The Red Earth Project: language machine learning and augmented reality.
Does language have its own geology? From our ongoing research project at House of Thought entitled 'Red Earth' - a series of translations between photography, film, prose and machine learning to produce, new geologies.
Red Earth is a work I am developing as part of exploring the evolution of language and what we consider to be ‘lived experience’.
In what I like to refer to as a series of translations, I am looking to create intimate narratives through direct translations between image, text and machine—a three-act structure as it were, with the works currently manifesting as a series of triptychs.
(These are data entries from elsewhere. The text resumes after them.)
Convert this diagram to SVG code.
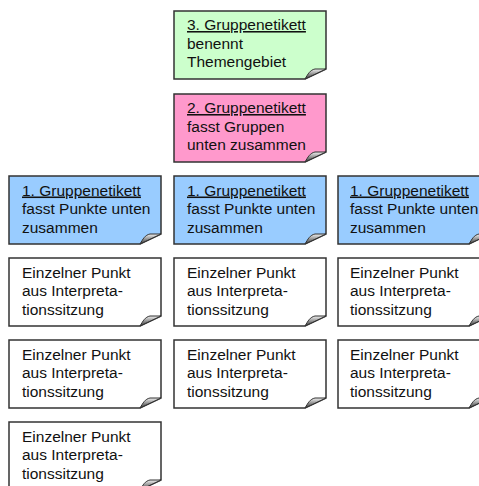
<svg xmlns="http://www.w3.org/2000/svg" xmlns:xlink="http://www.w3.org/1999/xlink" width="479" height="486" viewBox="0 0 479 486">
<style>
.t{font-family:"Liberation Sans",Arial,sans-serif;font-size:15.5px;fill:#111}
.u{text-decoration:underline}
.box{stroke:#333;stroke-width:1.5}
.green{fill:#ccffcc}.pink{fill:#ff99cc}.blue{fill:#99ccff}.white{fill:#ffffff}
.curl{stroke:#333;stroke-width:1;fill:url(#cg)}
</style>
<defs>
<linearGradient id="cg" x1="0" y1="0" x2="0" y2="1">
<stop offset="0" stop-color="#f0f0f0"/><stop offset="1" stop-color="#3a3a3a"/>
</linearGradient>
<path id="shape" d="M0,0H152V58L131,68H0Z"/>
<path id="fold" d="M131,68C134,63 136,59 141,58L152,58Z"/>
</defs>
<rect width="479" height="486" fill="#fff"/>
<g id="connectors"></g>
<g id="n3" transform="translate(174,11)">
<use xlink:href="#shape" class="box green"/><use xlink:href="#fold" class="curl"/>
<text class="t" x="13" y="19"><tspan class="u">3. Gruppenetikett</tspan><tspan x="13" dy="18.5">benennt</tspan><tspan x="13" dy="18.5">Themengebiet</tspan></text>
</g>
<g id="n2" transform="translate(174,94)">
<use xlink:href="#shape" class="box pink"/><use xlink:href="#fold" class="curl"/>
<text class="t" x="13" y="19"><tspan class="u">2. Gruppenetikett</tspan><tspan x="13" dy="18.5">fasst Gruppen</tspan><tspan x="13" dy="18.5">unten zusammen</tspan></text>
</g>
<g id="b1" transform="translate(9,176)">
<use xlink:href="#shape" class="box blue"/><use xlink:href="#fold" class="curl"/>
<text class="t" x="13" y="19.5"><tspan class="u">1. Gruppenetikett</tspan><tspan x="13" dy="18.5">fasst Punkte unten</tspan><tspan x="13" dy="18.5">zusammen</tspan></text>
</g>
<g id="b2" transform="translate(174,176)">
<use xlink:href="#shape" class="box blue"/><use xlink:href="#fold" class="curl"/>
<text class="t" x="13" y="19.5"><tspan class="u">1. Gruppenetikett</tspan><tspan x="13" dy="18.5">fasst Punkte unten</tspan><tspan x="13" dy="18.5">zusammen</tspan></text>
</g>
<g id="b3" transform="translate(338,176)">
<use xlink:href="#shape" class="box blue"/><use xlink:href="#fold" class="curl"/>
<text class="t" x="12" y="19.5"><tspan class="u">1. Gruppenetikett</tspan><tspan x="12" dy="18.5">fasst Punkte unten</tspan><tspan x="12" dy="18.5">zusammen</tspan></text>
</g>
<g id="w11" transform="translate(9,258)">
<use xlink:href="#shape" class="box white"/><use xlink:href="#fold" class="curl"/>
<text class="t" x="13" y="19.5">Einzelner Punkt<tspan x="13" dy="18.5">aus Interpreta-</tspan><tspan x="13" dy="18.5">tionssitzung</tspan></text>
</g>
<g id="w21" transform="translate(174,258)">
<use xlink:href="#shape" class="box white"/><use xlink:href="#fold" class="curl"/>
<text class="t" x="13" y="19.5">Einzelner Punkt<tspan x="13" dy="18.5">aus Interpreta-</tspan><tspan x="13" dy="18.5">tionssitzung</tspan></text>
</g>
<g id="w31" transform="translate(338,258)">
<use xlink:href="#shape" class="box white"/><use xlink:href="#fold" class="curl"/>
<text class="t" x="12" y="19.5">Einzelner Punkt<tspan x="12" dy="18.5">aus Interpreta-</tspan><tspan x="12" dy="18.5">tionssitzung</tspan></text>
</g>
<g id="w12" transform="translate(9,340)">
<use xlink:href="#shape" class="box white"/><use xlink:href="#fold" class="curl"/>
<text class="t" x="13" y="19.5">Einzelner Punkt<tspan x="13" dy="18.5">aus Interpreta-</tspan><tspan x="13" dy="18.5">tionssitzung</tspan></text>
</g>
<g id="w22" transform="translate(174,340)">
<use xlink:href="#shape" class="box white"/><use xlink:href="#fold" class="curl"/>
<text class="t" x="13" y="19.5">Einzelner Punkt<tspan x="13" dy="18.5">aus Interpreta-</tspan><tspan x="13" dy="18.5">tionssitzung</tspan></text>
</g>
<g id="w32" transform="translate(338,340)">
<use xlink:href="#shape" class="box white"/><use xlink:href="#fold" class="curl"/>
<text class="t" x="12" y="19.5">Einzelner Punkt<tspan x="12" dy="18.5">aus Interpreta-</tspan><tspan x="12" dy="18.5">tionssitzung</tspan></text>
</g>
<g id="w13" transform="translate(9,422)">
<use xlink:href="#shape" class="box white"/><use xlink:href="#fold" class="curl"/>
<text class="t" x="13" y="19.5">Einzelner Punkt<tspan x="13" dy="18.5">aus Interpreta-</tspan><tspan x="13" dy="18.5">tionssitzung</tspan></text>
</g>
</svg>
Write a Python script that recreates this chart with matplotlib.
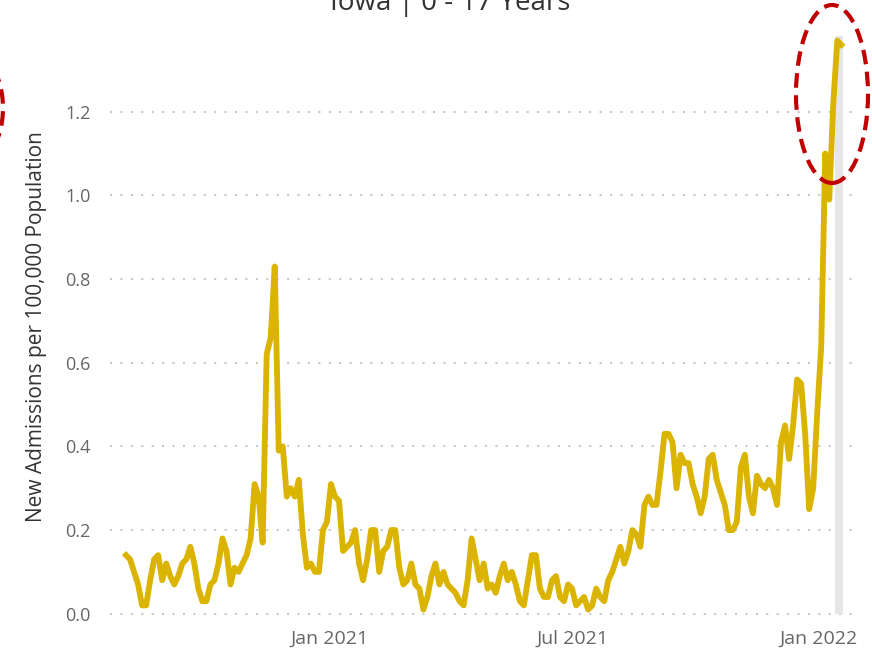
import matplotlib
matplotlib.use('Agg')
import matplotlib.pyplot as plt
import matplotlib.dates as mdates
from matplotlib.patches import Ellipse
import pandas as pd

plt.rcParams['font.family'] = ['Open Sans', 'DejaVu Sans']

# Chart data (one value every 3 days)
start_date = '2020-08-02'
admissions = [
    0.14, 0.13, 0.10, 0.07, 0.02, 0.02, 0.08, 0.13, 0.14, 0.08,
    0.12, 0.09, 0.07, 0.09, 0.12, 0.13, 0.16, 0.12, 0.06, 0.03,
    0.03, 0.07, 0.08, 0.12, 0.18, 0.15, 0.07, 0.11, 0.10, 0.12,
    0.14, 0.18, 0.31, 0.28, 0.17, 0.62, 0.66, 0.83, 0.39, 0.40,
    0.28, 0.30, 0.28, 0.32, 0.19, 0.11, 0.12, 0.10, 0.10, 0.20,
    0.22, 0.31, 0.28, 0.27, 0.15, 0.16, 0.17, 0.20, 0.12, 0.08,
    0.13, 0.20, 0.20, 0.10, 0.15, 0.16, 0.20, 0.20, 0.11, 0.07,
    0.08, 0.12, 0.07, 0.06, 0.01, 0.04, 0.09, 0.12, 0.07, 0.10,
    0.07, 0.06, 0.05, 0.03, 0.02, 0.08, 0.18, 0.13, 0.08, 0.12,
    0.06, 0.07, 0.05, 0.09, 0.12, 0.08, 0.10, 0.07, 0.03, 0.02,
    0.08, 0.14, 0.14, 0.06, 0.04, 0.04, 0.08, 0.09, 0.04, 0.03,
    0.07, 0.06, 0.02, 0.03, 0.04, 0.01, 0.02, 0.06, 0.04, 0.03,
    0.08, 0.10, 0.13, 0.16, 0.12, 0.15, 0.20, 0.19, 0.16, 0.26,
    0.28, 0.26, 0.26, 0.34, 0.43, 0.43, 0.41, 0.30, 0.38, 0.36,
    0.36, 0.31, 0.28, 0.24, 0.28, 0.37, 0.38, 0.32, 0.29, 0.26,
    0.20, 0.20, 0.22, 0.35, 0.38, 0.28, 0.24, 0.33, 0.31, 0.30,
    0.32, 0.30, 0.26, 0.41, 0.45, 0.37, 0.45, 0.56, 0.55, 0.43,
    0.25, 0.30, 0.48, 0.64, 1.10, 0.99, 1.22, 1.37, 1.36,
]
dates = pd.date_range(start_date, periods=len(admissions), freq='3D')

# highlighted latest week (grey bar)
highlight_date = pd.Timestamp('2022-01-16 12:00')
highlight_height = 1.38

title_text = 'Iowa | 0 - 17 Years'
ylabel_text = 'New Admissions per 100,000 Population'
y_ticks = [0.0, 0.2, 0.4, 0.6, 0.8, 1.0, 1.2]
x_ticks = ['2021-01-01', '2021-07-01', '2022-01-01']

fig = plt.figure(figsize=(8.72, 6.51), dpi=100)
ax = fig.add_axes([0.1261, 0.0476, 0.851, 0.9286])

ax.bar(highlight_date, highlight_height, width=6, color='#E6E6E6', zorder=1)
ax.plot(dates, admissions, color='#DAB400', lw=4.2, zorder=3)

ax.set_xlim(pd.Timestamp('2020-07-21'), pd.Timestamp('2022-01-26'))
ax.set_ylim(-0.015, 1.43)

ax.set_yticks(y_ticks)
ax.set_yticklabels([f'{t:.1f}' for t in y_ticks])
ax.set_xticks(pd.to_datetime(x_ticks))
ax.xaxis.set_major_formatter(mdates.DateFormatter('%b %Y'))

ax.yaxis.grid(True, color='#C8C8C8', linestyle=(0, (1, 4)), lw=1.5, zorder=0)
ax.set_axisbelow(True)
for s in ax.spines.values():
    s.set_visible(False)
ax.tick_params(axis='y', length=0, pad=14, labelsize=13, labelcolor='#666666')
ax.tick_params(axis='x', length=0, pad=7, labelsize=14, labelcolor='#666666')

ax.set_ylabel(ylabel_text, fontsize=15, color='#333333')
ax.yaxis.set_label_coords(-0.085, 0.485)

# title sits at the very top edge, as in the reference
fig.text(0.516, 1 - 10 / 651, title_text, ha='center', va='baseline',
         fontsize=20, color='#333333')

# red dashed annotation ellipses
red = '#C00000'
fig.add_artist(Ellipse((832 / 872, 1 - 94 / 651), 72 / 872, 178 / 651,
                       transform=fig.transFigure, fill=False, ec=red,
                       lw=3, ls=(0, (3.5, 1.8)), zorder=10))
fig.add_artist(Ellipse((-40 / 872, 1 - 108 / 651), 86 / 872, 126 / 651,
                       transform=fig.transFigure, fill=False, ec=red,
                       lw=3, ls=(0, (3.5, 1.8)), zorder=10))

fig.savefig('out.png', dpi=100)
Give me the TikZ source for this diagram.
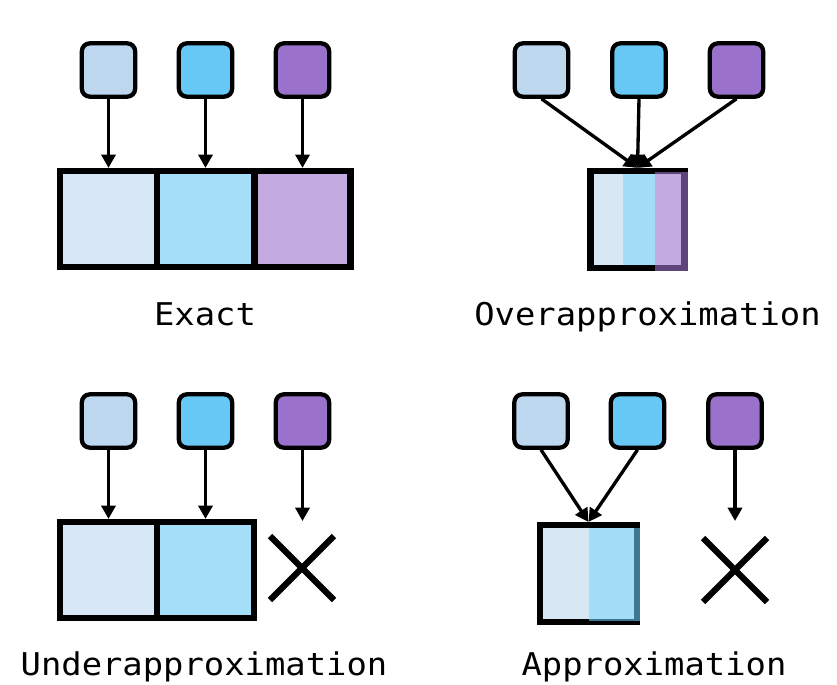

In recent years I have been interested in the evolution of language, not just how it became more image-driven, but how it has arguably incrementally developed autonomy beyond our consciousness (or at least awareness).
I often begin work with a photograph I have captured, a record within a moment, which I use to create a written text, sometimes a short story or prose, sometimes poetry. In this Afterlife series, the texts become an intermediary as opposed to the end, moving from the physical capture of the photographed earthly elements to the cerebral textual response and then on into an afterlife of the machine. I have been experimenting with machine learning models, which deploy algorithms to find patterns with the text and then finds ways to represent or respond to that text, as I have also done with the photograph to create the text. I then work with the algorithm in the final composition. So the triptych is both symmetrical and asymmetrical.
As I’m sure many of us have, I’ve spent a lot of time thinking about death of late and how we respond to it. How our relationship with death and grief differs culturally, but how dominant the western, Christian tradition has become in monopolising that experience. I’ve been exploring ancient ritual traditions in relation to death and also thought about how fortunate I am to have access to another experience of life and death outside of the hegemonic ‘western’ understanding of existence, how the rhythm and relationship with the earth of my ancestral home holds a continuity of voice. There isn’t a before or an after, there just is.
Hegel suggests “every animal discovers a voice in its violent death” and here I wondered if that is what has happened to us, at least symbolically accelerating us into the posthuman moment. In what way does the digital augmentation of language create its understanding beyond the limits of the language we know as language? How will this afterlife we are living manifest, how will the digital world translate, appropriate and re-manifest our grief and the defiant continuation of our spirit?